Efficiency replaces curiosity. Familiarity replaces growth.
This is where artists begin repeating themselves. Not refining… repeating. Over time, the work stops evolving, even though the artist is still busy. Comfort makes it easy to mistake momentum for movement.
Growth Lives Where Discomfort Exists
Every meaningful leap in tattooing comes with discomfort.
Learning a new style that exposes weaknesses.
Taking on a cover-up that tests problem-solving skills.
Saying yes to a project that doesn’t come with guaranteed confidence.
Discomfort forces attention. It demands presence. It pulls artists out of autopilot and back into intention. This is where skills sharpen, instincts recalibrate, and growth resumes.
Artists who last don’t avoid discomfort. They schedule it.
Signs You’ve Settled Too Deeply
Comfort rarely announces itself. It reveals itself through patterns.
You default to the same designs.
You avoid work that might challenge your reputation.

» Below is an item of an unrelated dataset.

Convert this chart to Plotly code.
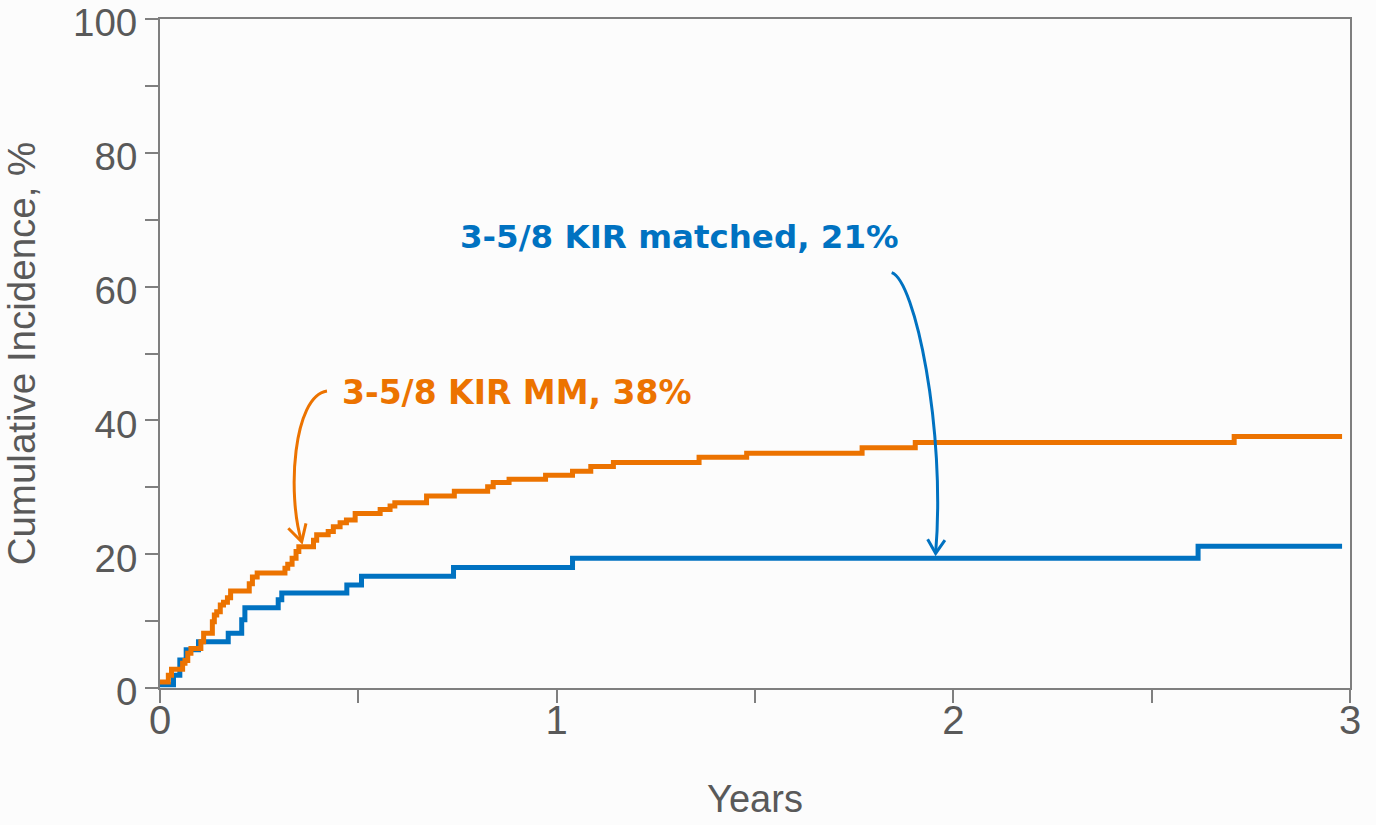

You scroll more than you sketch.
You feel busy, but uninspired.
These aren’t failures. They’re signals. They point to a moment where growth requires friction again.
Why Stagnation Hurts More Than Failure
Failure is loud. It stings. But it teaches.
Stagnation is quiet. It erodes slowly.
When artists stop risking failure, they also stop discovering new capabilities. Over time, tattooing can begin to feel transactional. Passion turns into maintenance. The work pays the bills, but no longer feeds the artist.
Comfort doesn’t end careers overnight. It shortens them quietly.
Choosing Fear With Intention
Fear isn’t the enemy. Avoiding it is.
The artists who continue growing are the ones willing to feel uneasy again. They take on tattoos that demand more preparation. They learn new techniques. They invite critique instead of validation.
Fear signals expansion. Comfort signals containment.
Tattooing has always rewarded those willing to stay uncomfortable in the right ways.
What Longevity Actually Requires
Longevity in tattooing isn’t about playing it safe forever. It’s about knowing when safety becomes limitation.
Artists who build long careers understand when to disrupt their own routines. They introduce challenge before stagnation takes hold. They respect comfort, but don’t live inside it.
Growth doesn’t happen by accident. It happens when artists choose it deliberately.